Saul Bass was one of America’s premiere graphic designers through the second half of the Twentieth Century. He created some of the best-remembered, most iconic logos in North America:  e.g., the Bell Telephone logo (1969) and the successor AT&T globe (1983), Continental Airlines (1968), Dixie (1969), United Airlines (1974), and Warner Communications (1974).  

But for your correspondent’s money, his major contribution was his extraordinary series of movie titles and posters, created for the likes of Alfred Hitchcock, Otto Preminger, Billy Wilder, Stanley Kubrick, and Martin Scorsese.  Prior to Bass, movie title sequences had largely been a series of “credit cards,” functioning in effect as title pages.  Bass developed the opening as a way to set the emotional stage for the film to follow.  As screenwriter Nicholas Pileggi said of Bass and his second wife and collaborator Elaine, “you write a book of 300 to 400 pages and then you boil it down to a script of maybe 100 to 150 pages. Eventually you have the pleasure of seeing that the Basses have knocked you right out of the ballpark. They have boiled it down to four minutes flat.”

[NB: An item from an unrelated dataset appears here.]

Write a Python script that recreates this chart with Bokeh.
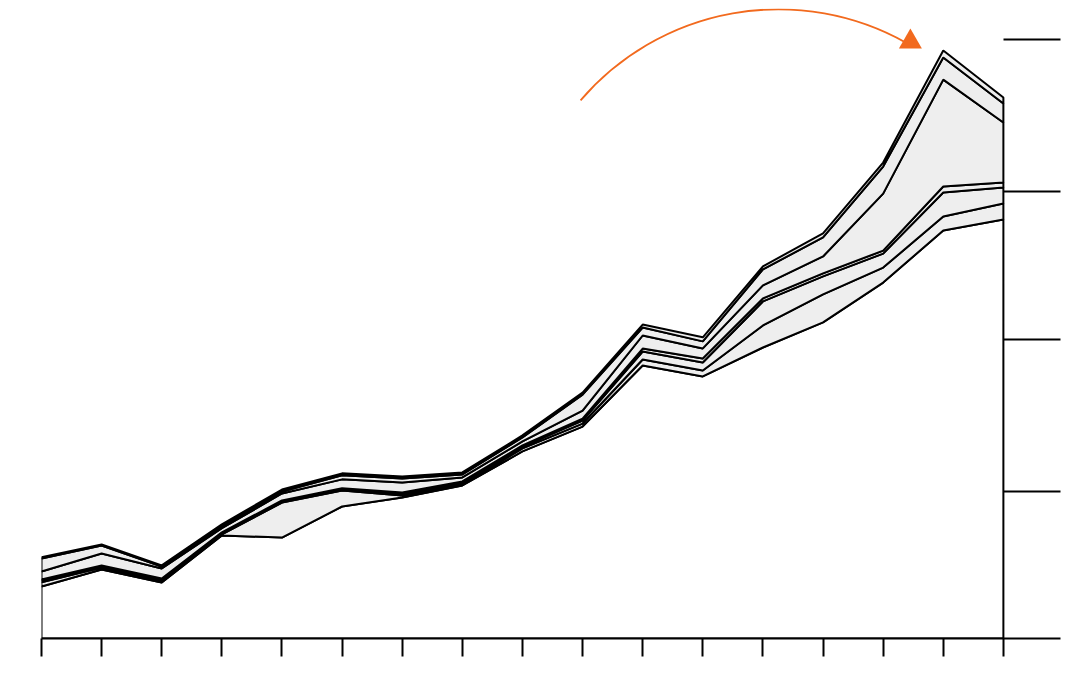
import math
import numpy as np
from bokeh.plotting import figure
from bokeh.models import Range1d, FixedTicker, LinearAxis
from bokeh.embed import file_html
from bokeh.resources import INLINE

# ---- data (17 periods, 7 stacked series; unit: arbitrary) ----
periods = list(range(17))
s1 = [34.7, 46.0, 37.3, 68.7, 67.3, 88.0, 94.0, 102.0, 124.7, 141.3, 182.0, 174.7, 194.0, 210.7, 237.3, 272.0, 279.3]
s2 = [2.7, 1.3, 0.7, 0.7, 23.3, 10.7, 1.3, 0.7, 2.0, 2.0, 4.0, 4.0, 14.7, 18.7, 10.0, 9.3, 10.7]
s3 = [1.3, 0.7, 1.3, 0.7, 0.7, 0.7, 0.7, 0.7, 1.3, 2.0, 5.3, 5.3, 16.0, 12.0, 9.3, 16.0, 10.7]
s4 = [0.7, 0.7, 0.7, 0.7, 0.7, 0.7, 1.3, 1.3, 0.7, 1.3, 2.0, 2.7, 2.0, 2.0, 2.0, 4.0, 3.3]
s5 = [5.3, 8.0, 6.7, 2.7, 4.7, 6.0, 6.7, 2.7, 2.7, 5.3, 8.7, 6.7, 8.7, 11.3, 38.0, 71.3, 40.0]
s6 = [8.7, 5.3, 1.3, 1.3, 1.3, 2.7, 2.7, 2.0, 2.7, 10.7, 5.3, 4.7, 10.7, 12.7, 18.0, 14.7, 12.7]
s7 = [0.7, 0.7, 0.7, 1.3, 1.3, 1.3, 1.3, 1.3, 1.3, 1.3, 2.0, 2.7, 2.0, 2.7, 2.7, 4.7, 4.0]
y_ticks = [98, 199.5, 298, 399.3]

series = [s1, s2, s3, s4, s5, s6, s7]
fills = ["#ffffff"] + ["#eeeeee"] * 6
ORANGE = "#f26a1e"

p = figure(frame_width=1019, frame_height=630,
           min_border_left=41, min_border_top=8, min_border_right=10, min_border_bottom=30,
           x_range=Range1d(0, 16.95), y_range=Range1d(0, 420),
           output_backend="svg", toolbar_location=None,
           x_axis_location=None, y_axis_location=None)
p.outline_line_color = None
p.xgrid.visible = False
p.ygrid.visible = False
p.background_fill_color = "white"

x = np.array(periods, dtype=float)
bottom = np.zeros(len(x))
for s, fc in zip(series, fills):
    top = bottom + np.array(s)
    px = list(x) + list(x[::-1])
    py = list(top) + list(bottom[::-1])
    p.patch(px, py, fill_color=fc, line_color="black", line_width=2)
    bottom = top

# bottom axis: ticks only
xa = LinearAxis(ticker=FixedTicker(ticks=periods))
xa.major_label_overrides = {i: "" for i in periods}
xa.major_label_text_font_size = "0px"
xa.major_label_standoff = 0
xa.major_tick_out = 18
xa.major_tick_in = 0
xa.minor_tick_line_color = None
xa.axis_line_width = 2
xa.major_tick_line_width = 2
p.add_layout(xa, "below")

# right axis: long inward ticks only
ya = LinearAxis(ticker=FixedTicker(ticks=y_ticks))
ya.major_label_overrides = {t: "" for t in y_ticks}
ya.major_label_text_font_size = "0px"
ya.major_label_standoff = 0
ya.major_tick_out = 0
ya.major_tick_in = 57
ya.minor_tick_line_color = None
ya.axis_line_color = None
ya.major_tick_line_width = 2
p.add_layout(ya, "right")

# orange curved arrow pointing at the peak
arc_cx, arc_cy, arc_r = 12.258, 245.7, 260.6
p.arc(x=[arc_cx], y=[arc_cy], radius=arc_r, radius_units="screen",
      start_angle=math.radians(60.8), end_angle=math.radians(139.4),
      direction="anticlock", line_color=ORANGE, line_width=1.8)
p.scatter(x=[14.453], y=[397.8], marker="triangle", size=23,
          fill_color=ORANGE, line_color=None)

open("out.html", "w").write(file_html(p, INLINE))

In the broadest sense, all modern opening title sequences that introduce the mood or theme of a film can be seen as descendent of Bass’s innovative work. In particular, though, one can detect the influence of Bass in the title sequences for some recent movies and television series (especially those set in the 1960s) that have purposely emulated the graphic style of his animated sequences from that era: e.g.,  Catch Me If You Can (2002), X-Men: First Class (2011), and the opening to the AMC series Mad Men.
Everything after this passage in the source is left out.